Tuesday, February 20, 2007
It was with much trepidation that I went and saw George Hickenlooper's Factory Girl last night. When I first heard about this film, which seems like years ago, I was extremely excited mostly because of the casting of Sienna Miller. My initial thought I had the first time I saw Sienna Miller was that she beared an uncanny resemblance to Edie, so at least the casting was right.
The most positive things I can say about Factory Girl all concern Sienna Miller. She gives a rich and fascinating performance that makes Edie Sedgwick human and very real. She was born to play this part, unfortunately George Hickenlooper was not born to direct it.
Factory Girl, at only 90 minutes, covers a very small portion of Edie's life. With the exception of some flashbacks it ignores the childhood which emotionally scarred her and the monster of a father who molested her. This is mentioned in passing but Hickenlooper fails to give the importance to her early years that they deserved. Also nearly totally left out is the fascinating last few years of Edie's life, which in many ways is more interesting than her years with Warhol. We are shown throughout the film Sienna as Edie talking to a psychiatrist about her time in New York but her marriage is only mentioned briefly at the end and her final film Ciao Manhattan is never mentioned.
I realize this film is obviously centered on Edie's years with Warhol but leaving Ciao Manhattan out of the mix is an incredible mistake. The film remains one of the major legacies of Edie Sedgwick's career and life and the absence of even a mention is suspect.
The first half of the film is the strongest, for awhile it seems like Hickenlooper is going to allow Andy Warhol to be human and the early scenes between Andy and Edie are at times touching. Guy Pierce gives a wonderful performance as Warhol but as the film progresses the screenplay and direction lets Pierce and Warhol down. Warhol is presented as a total blank shell at the end and the audience is never told of the assignation attempt that would shatter his psyche and close him off from the sixties.
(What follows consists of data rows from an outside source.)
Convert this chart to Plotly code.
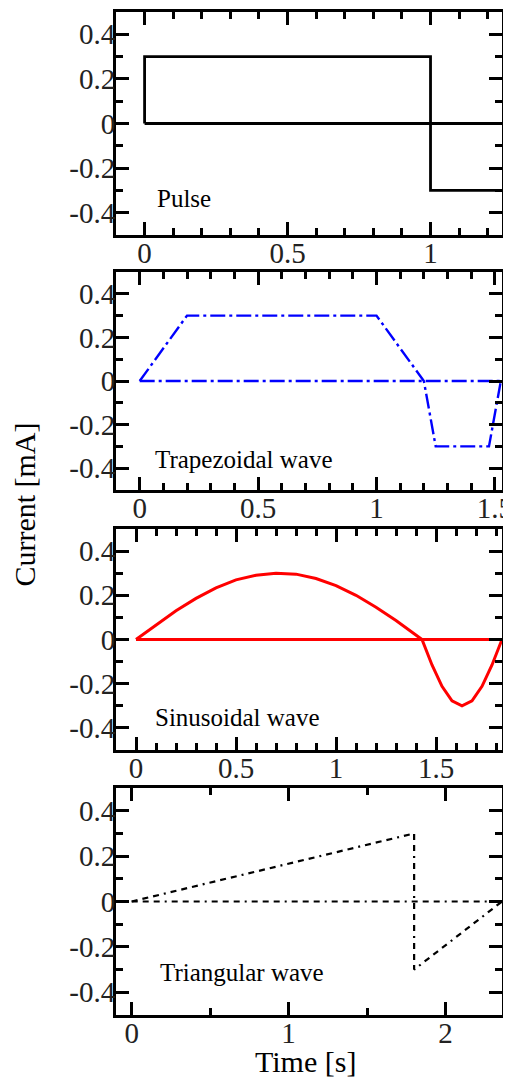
import plotly.graph_objects as go
from plotly.subplots import make_subplots

# ---- data ----
pulse_t = [0, 0, 1, 1, 1.25]
pulse_i = [0, 0.3, 0.3, -0.3, -0.3]

trap_t = [0, 0.2, 1.0, 1.2, 1.25, 1.475, 1.525]
trap_i = [0, 0.3, 0.3, 0.0, -0.3, -0.3, 0.0]

sine_t = [0, 0.1, 0.2, 0.3, 0.4, 0.5, 0.6, 0.7, 0.8, 0.9, 1.0, 1.1, 1.2, 1.3, 1.43,
          1.48, 1.53, 1.58, 1.63, 1.68, 1.73, 1.78, 1.83]
sine_i = [0, 0.066, 0.13, 0.186, 0.234, 0.27, 0.291, 0.3, 0.296, 0.276, 0.244, 0.2, 0.146, 0.086, 0.0,
          -0.115, -0.212, -0.277, -0.3, -0.277, -0.212, -0.115, 0.0]

tri_t = [0, 1.8, 1.8, 2.36]
tri_i = [0, 0.3, -0.3, 0.0]

x_ranges = [[-0.1, 1.25], [-0.1, 1.53], [-0.1, 1.83], [-0.1, 2.36]]
zero_t = [[0, 1.25], [0, 1.53], [0, 1.83], [0, 2.36]]
zero_i = [0, 0]

x_dticks = [0.5, 0.5, 0.5, 1.0]
x_minor = [0.1, 0.1, 0.1, 0.5]

y_tickvals = [-0.4, -0.2, 0, 0.2, 0.4]
y_ticktext = ["-0.4", "-0.2", "0", "0.2", "0.4"]

labels = ["Pulse", "Trapezoidal wave", "Sinusoidal wave", "Triangular wave"]
label_pos = [(0.10, 0.165), (0.096, 0.138), (0.096, 0.145), (0.109, 0.189)]

colors = ["black", "#0000ff", "#ff0000", "black"]
dashes = ["solid", "15px,4px,3px,4px", "solid", "6px,5px,6px,5px,6px,5px,2px,5px"]
widths = [2.8, 2.4, 3.0, 2.2]

# ---- figure ----
FONT = "Liberation Serif, Times New Roman, serif"
fig = make_subplots(rows=4, cols=1)

series = [(pulse_t, pulse_i), (trap_t, trap_i), (sine_t, sine_i), (tri_t, tri_i)]
for k, (t, i) in enumerate(series):
    r = k + 1
    fig.add_trace(go.Scatter(x=zero_t[k], y=zero_i, mode="lines",
                             line=dict(color=colors[k], width=widths[k], dash=dashes[k]),
                             hoverinfo="skip"), row=r, col=1)
    fig.add_trace(go.Scatter(x=t, y=i, mode="lines",
                             line=dict(color=colors[k], width=widths[k], dash=dashes[k]),
                             hoverinfo="skip"), row=r, col=1)

domains = [[0.7777, 1.0], [0.5234, 0.7408], [0.2642, 0.4845], [0.0, 0.2263]]
tickfont = dict(family=FONT, size=29, color="#222")
for k in range(4):
    r = k + 1
    fig.update_xaxes(row=r, col=1, range=x_ranges[k], tick0=0, dtick=x_dticks[k],
                     ticks="inside", ticklen=13, tickwidth=3, tickcolor="black",
                     minor=dict(dtick=x_minor[k], tick0=0, ticks="inside", ticklen=7,
                                tickwidth=2.5, tickcolor="black"),
                     showline=True, linewidth=3, linecolor="black", mirror="ticks",
                     showgrid=False, zeroline=False, tickfont=tickfont,
                     ticklabelstandoff=-10, ticklabeloverflow="allow", automargin=False)
    fig.update_yaxes(row=r, col=1, range=[-0.5, 0.5], domain=domains[k],
                     tickvals=y_tickvals, ticktext=y_ticktext,
                     ticks="inside", ticklen=13, tickwidth=3, tickcolor="black",
                     minor=dict(dtick=0.1, tick0=0, ticks="inside", ticklen=7,
                                tickwidth=2.5, tickcolor="black"),
                     showline=True, linewidth=3, linecolor="black", mirror="ticks",
                     showgrid=False, zeroline=False, tickfont=tickfont,
                     ticklabelstandoff=-8, automargin=False)
    xs = "x" if k == 0 else f"x{r}"
    ys = "y" if k == 0 else f"y{r}"
    fig.add_annotation(text=labels[k], xref=f"{xs} domain", yref=f"{ys} domain",
                       x=label_pos[k][0], y=label_pos[k][1], xanchor="left", yanchor="middle",
                       showarrow=False, font=dict(family=FONT, size=25, color="black"))

fig.add_annotation(text="Current [mA]", xref="paper", yref="paper", x=-0.238, y=0.509,
                   textangle=-90, showarrow=False, xanchor="center", yanchor="middle",
                   font=dict(family=FONT, size=30, color="black"))
fig.add_annotation(text="Time [s]", xref="paper", yref="paper", x=0.49, y=-0.046,
                   showarrow=False, xanchor="center", yanchor="middle",
                   font=dict(family=FONT, size=30, color="black"))

# page body has an 8px margin; size the figure so the plot lands where the reference has it
fig.update_layout(width=503, height=1071, margin=dict(l=108, r=9, t=4, b=64, autoexpand=False),
                  paper_bgcolor="white", plot_bgcolor="white", showlegend=False)

fig.write_html("out.html")
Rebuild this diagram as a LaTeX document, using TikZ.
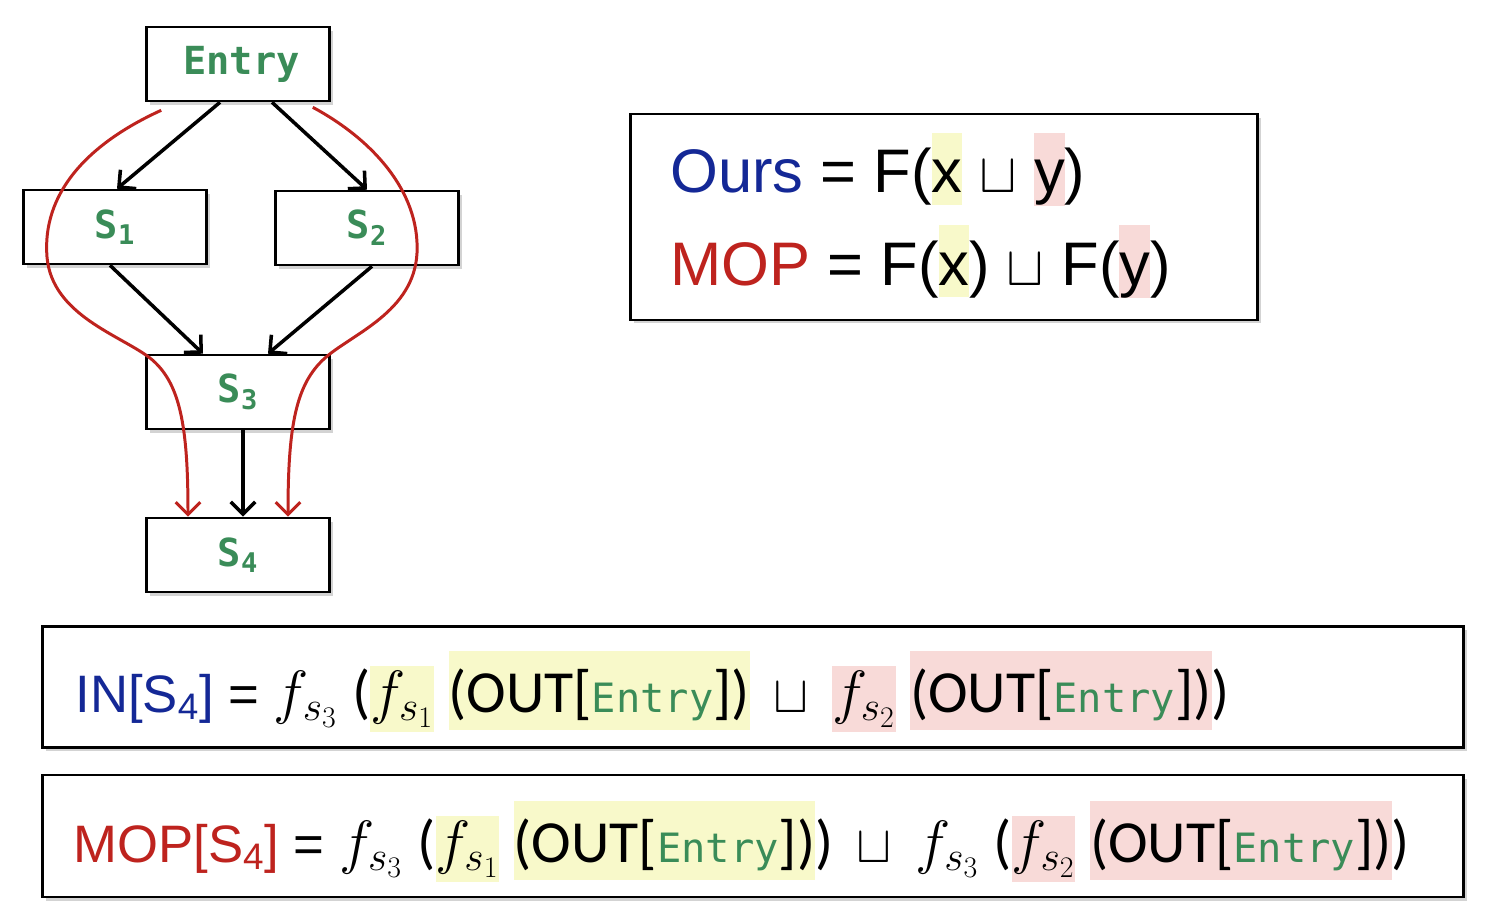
\RequirePackage{fix-cm}
\documentclass[tikz,border=0pt]{standalone}
\usepackage[no-math]{fontspec}
\setmainfont{Liberation Sans}
\newfontfamily\calib{Carlito}
\newfontfamily\cons{DejaVu Sans Mono}
\usetikzlibrary{arrows.meta, positioning, calc, shadows}

\definecolor{entrygreen}{RGB}{58,140,88}
\definecolor{oursblue}{RGB}{20,40,150}
\definecolor{mopred}{RGB}{190,35,30}
\definecolor{hlyel}{RGB}{248,249,202}
\definecolor{hlpink}{RGB}{248,218,216}

% highlight: colour, total height, depth, text
\newcommand{\hlbox}[4]{{\setlength{\fboxsep}{0pt}\colorbox{#1}{\rule[-#3]{0pt}{#2}#4}}}
\newcommand{\topy}[1]{\hlbox{hlyel}{1.17em}{0.2em}{#1}}
\newcommand{\topp}[1]{\hlbox{hlpink}{1.17em}{0.2em}{#1}}
\newcommand{\ysm}[1]{\hlbox{hlyel}{1.25em}{0.38em}{#1}}
\newcommand{\psm}[1]{\hlbox{hlpink}{1.25em}{0.38em}{#1}}
\newcommand{\ybig}[1]{\hlbox{hlyel}{1.5em}{0.34em}{#1}}
\newcommand{\pbig}[1]{\hlbox{hlpink}{1.5em}{0.34em}{#1}}
\newcommand{\calp}[1]{{\calib\fontsize{34}{40}\selectfont #1}}
\newcommand{\outentry}{\calp{(OUT[}{\cons\fontsize{23}{26}\selectfont\color{entrygreen}Entry}\calp{])}}
\newcommand{\fs}[1]{{\fontsize{34}{40}\selectfont$f_{s_{#1}}$}}
\newcommand{\topsq}{{\fontsize{32}{34}\selectfont$\sqcup$}}
\newcommand{\eqsq}{\,$\sqcup$\,}

\tikzset{
  stmt/.style={draw, line width=1.5pt, fill=white, minimum width=3.66cm,
    minimum height=1.48cm, text=entrygreen,
    font=\cons\bfseries\fontsize{22}{26}\selectfont,
    drop shadow={shadow xshift=2pt, shadow yshift=-2pt, opacity=0.35}},
  eqbox/.style={draw, line width=1.5pt, fill=white, inner sep=0pt,
    drop shadow={shadow xshift=2pt, shadow yshift=-2pt, opacity=0.35}},
  flow/.style={line width=2pt, -{Straight Barb[length=7pt,width=14pt]}},
  path/.style={mopred, line width=1.7pt, -{Straight Barb[length=7pt,width=14pt]}},
  eqtext/.style={anchor=base west, inner sep=0pt, font=\fontsize{30}{36}\selectfont},
}

\begin{document}
\begin{tikzpicture}[x=0.02cm, y=-0.02cm]
    \useasboundingbox (0,0) rectangle (1490,922);
    % CFG
    \node[stmt] (entry) at (238,64) {\hspace{4pt}Entry};
    \node[stmt] (s1) at (115,227) {S\textsubscript{1}};
    \node[stmt] (s2) at (367,228) {S\textsubscript{2}};
    \node[stmt] (s3) at (238,392) {S\textsubscript{3}};
    \node[stmt] (s4) at (238,555) {S\textsubscript{4}};
    \draw[flow] ($(entry.south)+(-18,0)$) -- ($(s1.north)+(2,0)$);
    \draw[flow] ($(entry.south)+(34,0)$) -- (s2.north);
    \draw[flow] ($(s1.south)+(-5,0)$) -- ($(s3.north)+(-35,0)$);
    \draw[flow] ($(s2.south)+(5,0)$) -- ($(s3.north)+(30,0)$);
    \draw[flow] ($(s3.south)+(5,0)$) -- ($(s4.north)+(5,0)$);
    % paths through S1 and S2
    \draw[path] ($(entry.south west)+(16,8)$) .. controls (85,145) and (42,195) .. (47,257)
        .. controls (52,315) and (120,335) .. (150,358)
        .. controls (180,382) and (188,425) .. ($(s4.north)+(-50,0)$);
    \draw[path] ($(entry.south east)+(-18,5)$) .. controls (370,138) and (420,190) .. (417,253)
        .. controls (414,312) and (352,334) .. (325,358)
        .. controls (296,384) and (288,425) .. ($(s4.north)+(50,0)$);
    % Ours vs MOP
    \node[eqbox, minimum width=12.54cm, minimum height=4.12cm] (cmp) at (944,217) {};
    \node[eqtext, font=\fontsize{35}{40}\selectfont] (ours) at (670,193)
        {{\color{oursblue}Ours} = F(\topy{x} \topsq{} \topp{y})};
    \node[eqtext, font=\fontsize{35}{40}\selectfont] (mop) at (670,285)
        {{\color{mopred}MOP} = F(\topy{x}) \topsq{} F(\topp{y})};
    % equations
    \node[eqbox, minimum width=28.42cm, minimum height=2.42cm] (inbox) at (753,687) {};
    \node[eqbox, minimum width=28.42cm, minimum height=2.44cm] (mopbox) at (753,836) {};
    \node[eqtext] (ineq) at (75,712)
        {{\color{oursblue}IN[S\textsubscript{4}]} = \fs{3} \calp{(}\ysm{\fs{1}} \ybig{\outentry} \eqsq{} \psm{\fs{2}} \pbig{\outentry}\calp{)}};
    \node[eqtext] (mopeq) at (73,862)
        {{\color{mopred}MOP[S\textsubscript{4}]} = \fs{3} \calp{(}\ysm{\fs{1}} \ybig{\outentry}\calp{)} \eqsq{} \fs{3} \calp{(}\psm{\fs{2}} \pbig{\outentry}\calp{)}};
\end{tikzpicture}
\end{document}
Warhol was well known as a prodigious worker but mostly in Factory Girl we just see him lying around and we are never given the idea of just how much work this man put out in the sixties. The factory itself is also done very poorly, we just see the same six or seven people lying around over and over again. Hickenlooper as managed to do the near impossible, he has made the factory and the sixties seem pretty boring.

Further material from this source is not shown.